危なっかしい部下にはつい手を差し伸べたくなりますし、チームに厳しい要求を出して嫌われるのはつらいもの。しかし、チームをまとめて組織を浴していくためには、いくつか覚悟を決めなければいけないこともあります。人間関係作りの視点から、脳神経外科医として活躍する筆者が解説します。

仕事を任せるときは「期待しすぎず、相手を見守る」

職場でも家庭でも、上に立つ人間の考え方や態度によって、下にいる人のモチベーションや士気はまったく違ってきます。そして、本人が自分で目標を立てて、自らやる気を出さなければ何ごとも続けていくのは難しくなります。

 

僕は人を育てるためには、まずその人の自主性を育み、自分からやりたいと思えるような環境をつくることが大事だと思っています。

 

そして、ある程度の失敗は覚悟しながら見守ることが必要です。

 

僕自身、初めて一人で手術を任されたときのことは今でもよく覚えています。僕が手術を担当することが決まり、いざ手術となったとき、当時の上司がすっとどこかにいなくなったのです。
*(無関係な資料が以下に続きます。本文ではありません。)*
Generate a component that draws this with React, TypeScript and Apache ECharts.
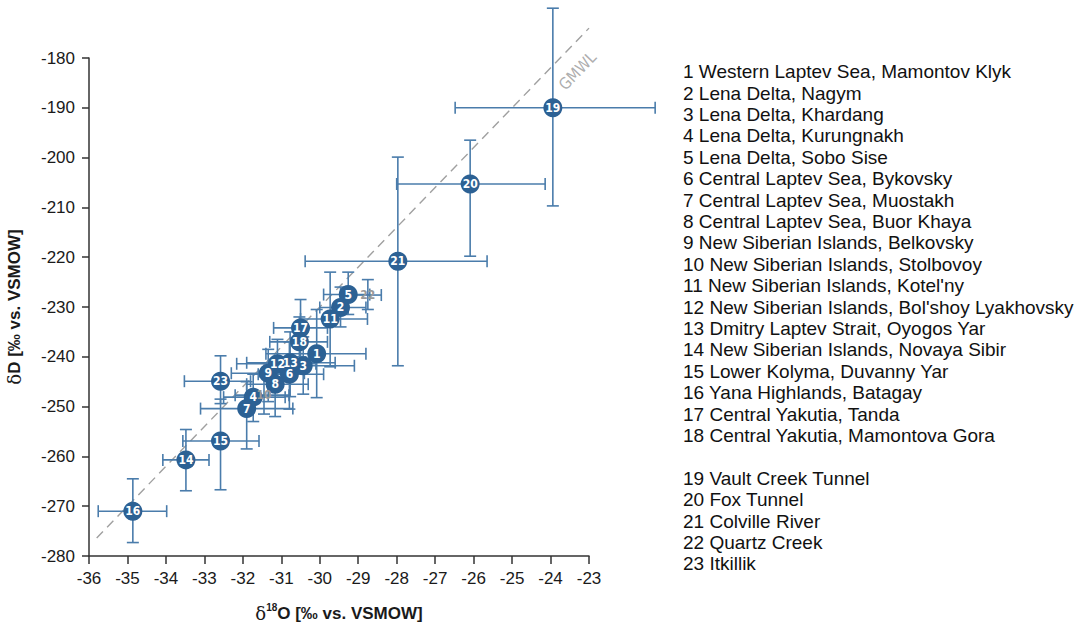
import React, { useEffect, useRef } from "react";
import * as echarts from "echarts";

// ---- data ----
const siteIds = ["1","2","3","4","5","6","7","8","9","10","11","12","13","14","15","16","17","18","19","20","21","22","23"];
const siteNames = [
  "Western Laptev Sea, Mamontov Klyk",
  "Lena Delta, Nagym",
  "Lena Delta, Khardang",
  "Lena Delta, Kurungnakh",
  "Lena Delta, Sobo Sise",
  "Central Laptev Sea, Bykovsky",
  "Central Laptev Sea, Muostakh",
  "Central Laptev Sea, Buor Khaya",
  "New Siberian Islands, Belkovsky",
  "New Siberian Islands, Stolbovoy",
  "New Siberian Islands, Kotel'ny",
  "New Siberian Islands, Bol'shoy Lyakhovsky",
  "Dmitry Laptev Strait, Oyogos Yar",
  "New Siberian Islands, Novaya Sibir",
  "Lower Kolyma, Duvanny Yar",
  "Yana Highlands, Batagay",
  "Central Yakutia, Tanda",
  "Central Yakutia, Mamontova Gora",
  "Vault Creek Tunnel",
  "Fox Tunnel",
  "Colville River",
  "Quartz Creek",
  "Itkillik",
];
const d18O = [-30.08, -29.46, -30.43, -31.73, -29.26, -30.79, -31.9, -31.16, -31.34, -31.45, -29.73, -31.1, -30.77, -33.48, -32.58, -34.86, -30.5, -30.53, -23.94, -26.09, -27.97, -28.75, -32.58];
const dD = [-239.4, -230.1, -241.8, -248.1, -227.5, -243.5, -250.4, -245.5, -243.3, -247.7, -232.4, -241.4, -241.2, -260.7, -256.9, -271.0, -234.2, -237.0, -190.0, -205.3, -220.8, -227.6, -244.9];
const d18OLow = [-31.4, -30.0, -31.2, -32.5, -29.9, -31.6, -33.1, -31.9, -32.3, -32.2, -30.5, -32.16, -31.9, -34.08, -33.56, -35.76, -31.2, -31.3, -26.48, -28.0, -30.38, -29.2, -33.52];
const d18OHigh = [-28.8, -28.8, -29.1, -30.9, -28.7, -29.9, -30.7, -30.3, -30.4, -30.8, -28.76, -30.1, -29.6, -32.88, -31.58, -33.98, -29.8, -29.8, -21.28, -24.14, -25.65, -28.4, -31.8];
const dDLow = [-248.2, -234.0, -247.5, -253.0, -231.5, -250.5, -258.5, -252.0, -249.0, -251.5, -242.0, -246.0, -248.0, -266.9, -266.7, -277.3, -240.0, -242.5, -209.7, -219.8, -241.8, -230.5, -249.4];
const dDHigh = [-230.5, -226.0, -236.0, -243.5, -223.0, -237.0, -245.0, -240.5, -238.5, -244.0, -223.0, -236.5, -235.0, -254.6, -248.5, -264.5, -228.5, -232.0, -170.0, -196.5, -199.9, -224.5, -239.8];
const grayLabelIds = ["10", "22"];

const xMin = -36, xMax = -23, xStep = 1;
const yMin = -280, yMax = -180, yStep = 10;

const gmwlX = [-35.8, -23.0];
const gmwlY = [-276.4, -174.0];
const gmwlLabelPos = [-23.3, -182.6];
const gmwlText = "GMWL";

const markerColor = "#2c6194";
const barColor = "#4a7cab";

export default function App() {
  const ref = useRef<HTMLDivElement>(null);

  useEffect(() => {
    if (!ref.current) return;
    const chart = echarts.init(ref.current, undefined, { renderer: "svg" });

    const barData = siteIds.map((id, i) => [d18O[i], dD[i], d18OLow[i], d18OHigh[i], dDLow[i], dDHigh[i]]);
    const pointData = siteIds.map((id, i) => {
      const gray = grayLabelIds.includes(id);
      return {
        name: id,
        value: [d18O[i], dD[i]],
        symbolSize: gray ? 0 : 19,
        label: gray ? { color: "#9a9a9a" } : undefined,
      };
    });

    const legendLines: string[] = [];
    siteIds.forEach((id, i) => {
      if (id === "19") legendLines.push("");
      legendLines.push(id + " " + siteNames[i]);
    });

    const cap = 6;
    const font = "Liberation Sans, Arial, sans-serif";
    const option: any = {
      animation: false,
      backgroundColor: "#ffffff",
      grid: { left: 89, top: 58, width: 500, height: 502 },
      xAxis: {
        type: "value",
        min: xMin,
        max: xMax,
        interval: xStep,
        splitLine: { show: false },
        axisLine: { onZero: false, lineStyle: { color: "#333", width: 1.5 } },
        axisTick: { length: 8, lineStyle: { color: "#333", width: 1.5 } },
        axisLabel: { color: "#1a1a1a", fontSize: 17, fontFamily: font, margin: 14 },
        name: "{d|δ}{s|18}{b|O [‰ vs. VSMOW]}",
        nameLocation: "middle",
        nameGap: 46,
        nameTextStyle: {
          rich: {
            d: { fontSize: 18, fontFamily: "DejaVu Serif, serif", color: "#1a1a1a", lineHeight: 22 },
            s: { fontSize: 10, fontWeight: "bold", fontFamily: font, color: "#1a1a1a", verticalAlign: "top", lineHeight: 22 },
            b: { fontSize: 17, fontWeight: "bold", fontFamily: font, color: "#1a1a1a", lineHeight: 22 },
          },
        },
      },
      yAxis: {
        type: "value",
        min: yMin,
        max: yMax,
        interval: yStep,
        splitLine: { show: false },
        axisLine: { onZero: false, lineStyle: { color: "#333", width: 1.5 } },
        axisTick: { length: 7, lineStyle: { color: "#333", width: 1.5 } },
        axisLabel: { color: "#1a1a1a", fontSize: 17, fontFamily: font, margin: 14 },
        name: "{d|δ}{b|D [‰ vs. VSMOW]}",
        nameLocation: "middle",
        nameGap: 66,
        nameRotate: 90,
        nameTextStyle: {
          rich: {
            d: { fontSize: 18, fontFamily: "DejaVu Serif, serif", color: "#1a1a1a" },
            b: { fontSize: 17, fontWeight: "bold", fontFamily: font, color: "#1a1a1a" },
          },
        },
      },
      graphic: [
        {
          type: "text",
          left: 683,
          top: 61,
          style: {
            text: legendLines.join("\n"),
            fontSize: 19,
            lineHeight: 21.4,
            fontFamily: font,
            fill: "#111",
          },
        },
      ],
      series: [
        {
          type: "line",
          data: gmwlX.map((x, i) => [x, gmwlY[i]]),
          showSymbol: false,
          symbol: "none",
          clip: false,
          silent: true,
          lineStyle: { color: "#a0a0a0", width: 1.4, type: [9, 6] },
          z: 1,
        },
        {
          type: "scatter",
          data: [{ value: gmwlLabelPos, name: gmwlText }],
          symbolSize: 0,
          clip: false,
          label: {
            show: true,
            position: "inside",
            formatter: "{b}",
            rotate: 46,
            color: "#999",
            fontSize: 16,
            fontFamily: "DejaVu Sans Condensed, DejaVu Sans, sans-serif",
          },
          z: 1,
        },
        {
          type: "custom",
          data: barData,
          clip: false,
          z: 2,
          renderItem: (params: any, api: any) => {
            const x = api.value(0), y = api.value(1);
            const pL = api.coord([api.value(2), y]);
            const pR = api.coord([api.value(3), y]);
            const pB = api.coord([x, api.value(4)]);
            const pT = api.coord([x, api.value(5)]);
            const style = { stroke: barColor, lineWidth: 1.6, fill: null };
            return {
              type: "group",
              children: [
                { type: "line", shape: { x1: pL[0], y1: pL[1], x2: pR[0], y2: pR[1] }, style },
                { type: "line", shape: { x1: pL[0], y1: pL[1] - cap, x2: pL[0], y2: pL[1] + cap }, style },
                { type: "line", shape: { x1: pR[0], y1: pR[1] - cap, x2: pR[0], y2: pR[1] + cap }, style },
                { type: "line", shape: { x1: pT[0], y1: pT[1], x2: pB[0], y2: pB[1] }, style },
                { type: "line", shape: { x1: pT[0] - cap, y1: pT[1], x2: pT[0] + cap, y2: pT[1] }, style },
                { type: "line", shape: { x1: pB[0] - cap, y1: pB[1], x2: pB[0] + cap, y2: pB[1] }, style },
              ],
            };
          },
        },
        {
          type: "scatter",
          data: pointData,
          clip: false,
          z: 3,
          itemStyle: { color: markerColor, opacity: 1 },
          label: {
            show: true,
            position: "inside",
            formatter: "{b}",
            color: "#ffffff",
            fontSize: 12,
            fontWeight: "bold",
            fontFamily: "DejaVu Sans Condensed, DejaVu Sans, sans-serif",
          },
        },
      ],
    };
    chart.setOption(option);
    return () => chart.dispose();
  }, []);

  return (
    <div
      ref={ref}
      style={{ position: "fixed", left: 0, top: 0, width: 1079, height: 627, background: "#fff" }}
    />
  );
}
そうなると、もう一人でなんとかするしかありません。そのとき胸に抱いていたのは、自分でなんとかしなければいけないのだという責任感と、自分は信頼された、任されたのだという誇らしさでした。

 

たぶん、上司はそれを見越して席を外したのだと思います。

 

僕も今は部下に対して同じように接しています。これなら大丈夫だと安全を確認したうえで「もうお前に任せたからな」と言って手術室を出ていくのです。この「お前に任せた」が人を育てるのだと思います。

 

子どもに対しても、何でも危ないからといって止めるのではなく、本当に危険なもの以外は体験によって会得させることが大事です。子どもは、石ころのあるところで走ったら危ないということを、自分で転ぶことによって知ります。すり傷ができるかもしれませんが、転んだら痛いことを知れば次からは気をつけるはずです。落ちる怖さを知れば、むやみに高いところに登らなくなります。

 

とはいっても、相手を信じて任せるのは難しいことです。

 

僕も若い人に手術を任そうと思っていたのについ横から手を出してしまい、気がついたらほとんど自分でやっていたなんてこともありました。どこまで相手を信じて任せるかは難しい問題です。

 

人に任せるときに僕が一つ心に留めているのは、相手に期待し過ぎないことです。

 

相手に期待し過ぎると、うまくいかなかったときの落胆が大きくなり、その分、叱責してしまって相手を傷つけることになりかねないからです。過剰に期待することでお互いに余計なストレスを生み出してしまうのです。

 

わが子に大きな期待を寄せ過ぎる親がいます。自分はピアノがまったくできないのにわが子には一流のピアニストになってほしいと願うとか、自分よりもずっと上のレベルの学校に通わせたいと思うなど、その期待が大き過ぎると子どもは窮屈になってしまいます。

 

たとえ有名な音楽学校や偏差値の高い学校に合格できたとしても、その子は親の過剰な期待に応えるために、ハードな環境のなかで無理をし続けることになってしまうのです。親が子どもを正しく見極めないと、わが子に身の丈以上のものを求めてしまい、無理を押し付けて苦しめてしまいます。

 

ですから、相手に期待はするけれども決して期待し過ぎず、見合った能力を見極めてサポートすることが大事だと思います。黙って見守るというのはなかなか難しいことですが、人を育てるにはこれが一番なのです。